Current through 2024 NY Law Chapter 553
Section 292 - Formation of a mutual holding company
1. The plan of reorganization may authorize the formation of a mutual holding company by:
(a)
(i) the organization by the mutual holding company of a stock savings bank subsidiary and the transferal to such stock savings bank of the substantial part of its assets and liabilities, including all of its deposit liabilities, in accordance with general regulations promulgated by the superintendent of financial services;
(ii) the organization by the mutual savings bank of a mutual holding company and the organization by such mutual holding company of a stock savings bank subsidiary which merges with the mutual savings bank; or
(iii) the reorganization of the mutual savings bank under any other method approved pursuant to general or specific regulations promulgated by the superintendent of financial services.

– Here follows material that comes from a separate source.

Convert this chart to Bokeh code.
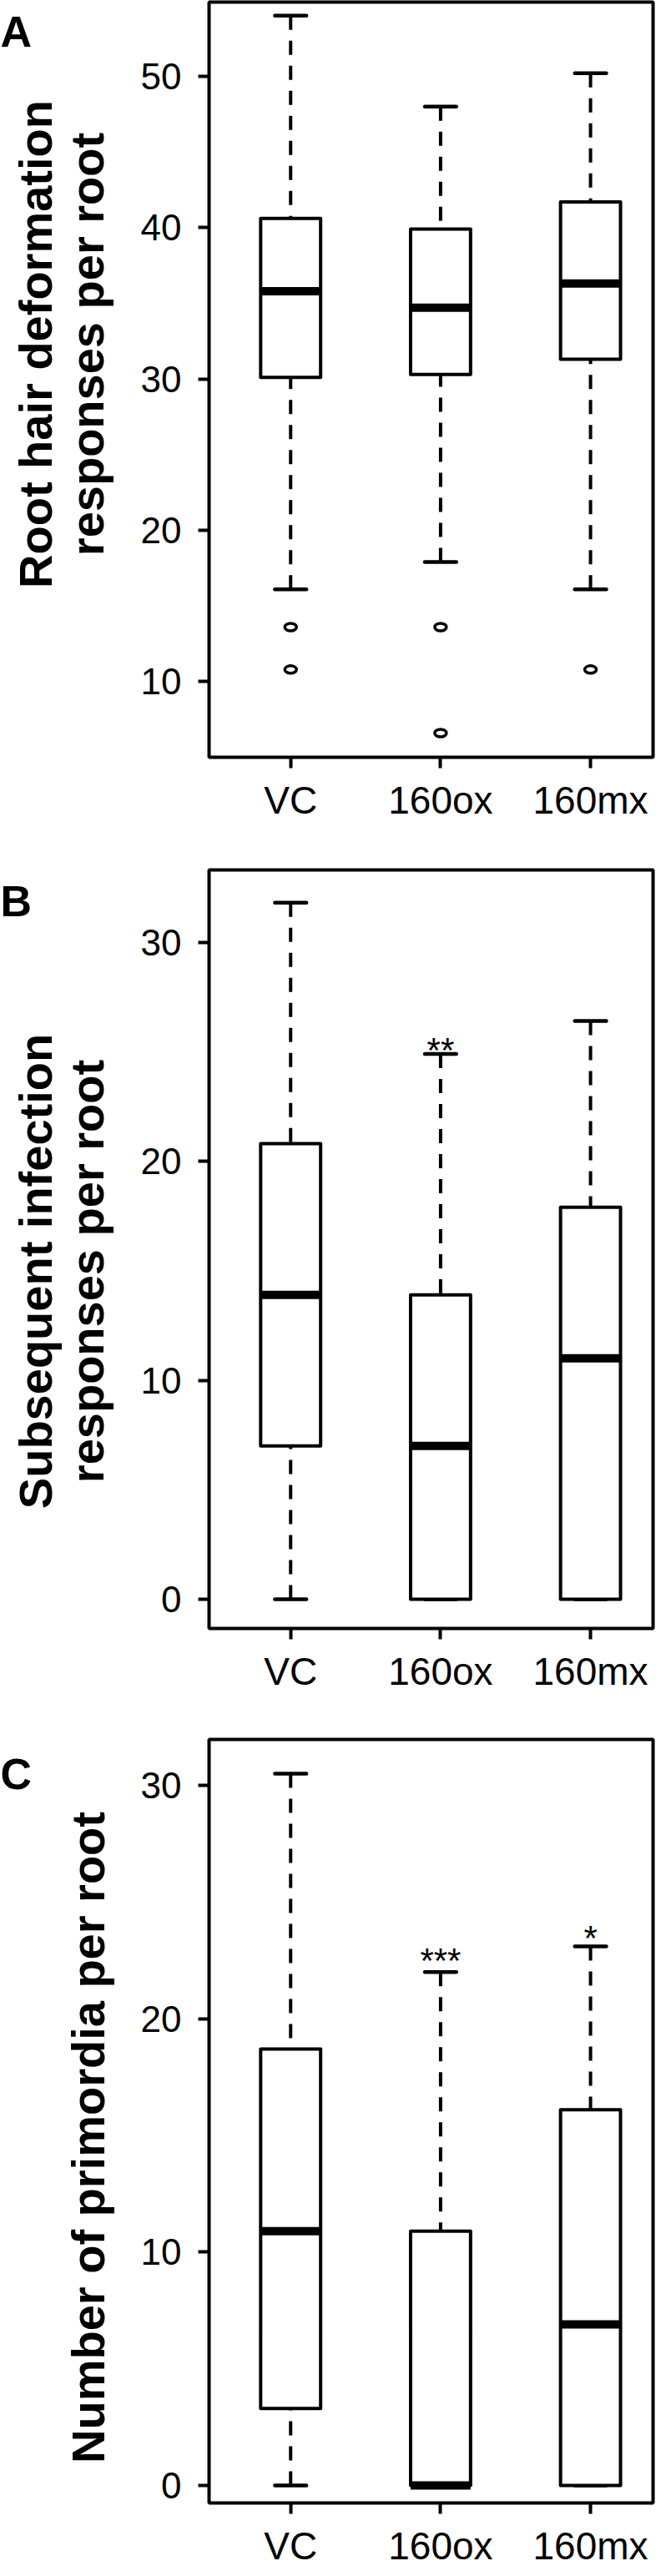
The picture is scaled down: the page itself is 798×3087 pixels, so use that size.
import math
from bokeh.plotting import figure
from bokeh.layouts import column, row
from bokeh.models import Range1d, FixedTicker
from bokeh.core.properties import value
from bokeh.embed import file_html
from bokeh.resources import INLINE

categories = ["VC", "160ox", "160mx"]

# Panel A: root hair deformation responses per root
a_low = [16.1, 17.9, 16.1]
a_q1 = [30.1, 30.3, 31.3]
a_med = [35.8, 34.7, 36.3]
a_q3 = [40.6, 39.9, 41.7]
a_high = [54.0, 48.0, 50.2]
a_out_group = ["VC", "VC", "160ox", "160ox", "160mx"]
a_out_value = [13.6, 10.8, 13.6, 6.6, 10.8]

# Panel B: subsequent infection responses per root
b_low = [0.0, 0.0, 0.0]
b_q1 = [7.0, 0.0, 0.0]
b_med = [13.9, 7.0, 11.0]
b_q3 = [20.8, 13.9, 17.9]
b_high = [31.8, 24.9, 26.4]
b_sig_group = ["160ox"]
b_sig_text = ["**"]
b_sig_y = [26.0]

# Panel C: number of primordia per root
c_low = [0.0, 0.0, 0.0]
c_q1 = [3.3, 0.0, 0.0]
c_med = [10.9, 0.0, 6.9]
c_q3 = [18.7, 10.9, 16.1]
c_high = [30.5, 22.0, 23.1]
c_sig_group = ["160ox", "160mx"]
c_sig_text = ["***", "*"]
c_sig_y = [23.35, 24.3]

a_ticks = [10, 20, 30, 40, 50]
b_ticks = [0, 10, 20, 30]
c_ticks = [0, 10, 20, 30]

panel_letters = ["A", "B", "C"]
panel_titles = [["Root hair deformation", "responses per root"],
                ["Subsequent infection", "responses per root"],
                ["Number of primordia per root"]]

FONT = "Liberation Sans"
pos = {c: i + 1 for i, c in enumerate(categories)}
xs = [pos[c] for c in categories]
BOX_W = 0.4
CAP_W = 0.21

LEFT_W = 150
TOTAL_H = 1017 + 1045 + 1017


def make_panel(low, q1, med, q3, high, yrange, yticks, height, top, bottom,
               out_group=None, out_value=None,
               sig_group=None, sig_text=None, sig_y=None):
    p = figure(width=786 - LEFT_W, height=height, output_backend="svg",
               toolbar_location=None,
               x_range=Range1d(0.456, 3.417), y_range=Range1d(*yrange),
               min_border_left=250 - LEFT_W, min_border_right=4,
               min_border_top=top, min_border_bottom=bottom)
    p.background_fill_color = "white"
    p.border_fill_color = "white"
    p.outline_line_color = "black"
    p.outline_line_width = 4
    p.grid.visible = False

    for ax in (p.xaxis[0], p.yaxis[0]):
        ax.axis_line_color = None
        ax.major_tick_line_color = "black"
        ax.major_tick_line_width = 4
        ax.major_tick_in = 0
        ax.major_tick_out = 13
        ax.minor_tick_line_color = None
        ax.major_label_text_font = FONT
        ax.major_label_text_color = "black"
    p.xaxis[0].ticker = FixedTicker(ticks=xs)
    p.xaxis[0].major_label_overrides = {pos[c]: c for c in categories}
    p.xaxis[0].major_label_text_font_size = "46px"
    p.xaxis[0].major_label_standoff = 12
    p.yaxis[0].ticker = FixedTicker(ticks=yticks)
    p.yaxis[0].major_label_text_font_size = "44px"
    p.yaxis[0].major_label_standoff = 20

    # whiskers (dashed), drawn from the staple to the box
    p.segment(x0=xs, y0=high, x1=xs, y1=q3, line_color="black",
              line_width=4, line_dash="17 13", line_cap="butt")
    p.segment(x0=xs, y0=low, x1=xs, y1=q1, line_color="black",
              line_width=4, line_dash="17 13", line_cap="butt")
    # staples
    x_l = [x - CAP_W / 2 for x in xs]
    x_r = [x + CAP_W / 2 for x in xs]
    p.segment(x0=x_l, y0=high, x1=x_r, y1=high, line_color="black",
              line_width=4.5, line_cap="round")
    p.segment(x0=x_l, y0=low, x1=x_r, y1=low, line_color="black",
              line_width=4.5, line_cap="round")
    # boxes
    p.vbar(x=xs, width=BOX_W, top=q3, bottom=q1, fill_color="white",
           line_color="black", line_width=4, line_join="round")
    # medians
    b_l = [x - BOX_W / 2 for x in xs]
    b_r = [x + BOX_W / 2 for x in xs]
    p.segment(x0=b_l, y0=med, x1=b_r, y1=med, line_color="black",
              line_width=10, line_cap="butt")

    if out_group:
        p.ellipse(x=[pos[g] for g in out_group], y=out_value,
                  width=14, height=9, width_units="screen",
                  height_units="screen", fill_color=None,
                  line_color="black", line_width=3.5)
    if sig_group:
        p.text(x=[pos[g] for g in sig_group], y=sig_y, text=sig_text,
               text_font=value(FONT), text_font_size=value("42px"),
               text_align="center", text_baseline="alphabetic",
               y_offset=24, text_color="black")
    return p


pA = make_panel(a_low, a_q1, a_med, a_q3, a_high, (5.0, 54.9), a_ticks,
                height=1017, top=2, bottom=110,
                out_group=a_out_group, out_value=a_out_value)
pB = make_panel(b_low, b_q1, b_med, b_q3, b_high, (-1.33, 33.3), b_ticks,
                height=1045, top=25, bottom=111,
                sig_group=b_sig_group, sig_text=b_sig_text, sig_y=b_sig_y)
pC = make_panel(c_low, c_q1, c_med, c_q3, c_high, (-0.75, 31.97), c_ticks,
                height=1017, top=22, bottom=80,
                sig_group=c_sig_group, sig_text=c_sig_text, sig_y=c_sig_y)

# left strip holding the panel letters and the y-axis titles,
# its ranges are page pixels (x from the left, y from the top)
side = figure(width=LEFT_W, height=TOTAL_H, output_backend="svg",
              toolbar_location=None,
              x_range=Range1d(8, 8 + LEFT_W), y_range=Range1d(8 + TOTAL_H, 8),
              min_border=0)
side.axis.visible = False
side.grid.visible = False
side.outline_line_color = None
side.background_fill_color = "white"
side.border_fill_color = "white"

letter_x = [8, 8, 8]
letter_y = [45, 1087, 2133]
side.text(x=letter_x, y=letter_y, text=panel_letters,
          text_font=value(FONT), text_font_size=value("52px"),
          text_font_style="bold", text_align="left",
          text_baseline="alphabetic", text_color="black")

title_center_y = [420, 1531, 2569]
t_x, t_y, t_text = [], [], []
for cy, lines in zip(title_center_y, panel_titles):
    bases = [50, 112] if len(lines) == 2 else [113]
    for bx, line in zip(bases, lines):
        t_x.append(bx)
        t_y.append(cy)
        t_text.append(line)
side.text(x=t_x, y=t_y, text=t_text, angle=math.pi / 2,
          text_font=value(FONT), text_font_size=value("56px"),
          text_font_style="bold", text_align="center",
          text_baseline="alphabetic", text_color="black")

layout = row(side, column(pA, pB, pC, spacing=0), spacing=0)
open("out.html", "w").write(file_html(layout, INLINE))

(b) For the purposes of paragraph (a) of this subdivision, such regulations shall permit the stock savings bank to issue to persons other than the mutual holding company of which it is a subsidiary an amount of common stock and securities convertible into common stock which in the aggregate does not exceed forty-nine per centum of the issued and outstanding common stock of such stock savings bank, provided that if a mutual holding company which owns all of the common stock and securities convertible into common stock of its savings bank subsidiary subsequently determines to make such an issuance it shall pay a fee as prescribed pursuant to section eighteen-a of this chapter. Issued and outstanding securities that are convertible into common stock shall be considered issued and outstanding common stock for the purposes of computing the forty-nine per centum limitation. This paragraph shall not limit the authority of such stock savings bank to issue equity or debt securities other than common stock and securities convertible into common stock.
2. In connection with the reorganization of a mutual savings bank as provided in section two hundred ninety of this article, the mutual holding company may retain or acquire assets of the mutual savings bank to the extent that such assets are not then required to be transferred to or retained by the stock savings bank in order to satisfy capital or reserve requirements of any applicable state or federal law or regulation.
3. A stock savings bank at least fifty-one per centum but less than one hundred per centum of the outstanding common stock of which is owned by a mutual holding company shall have at least one director, but no more than two-fifths of its directors, who are "unaffiliated directors" who shall represent the interests of the minority shareholders. An "unaffiliated director" is a director who is not (a) an officer or employee of the stock savings bank (or any affiliate thereof) or (b) an officer, trustee or employee of the mutual holding company. If the organization certificate or bylaws of the stock savings bank provide that the board of directors shall be divided into two or more classes, then to the extent possible, each class shall contain the same number of unaffiliated directors as each other class.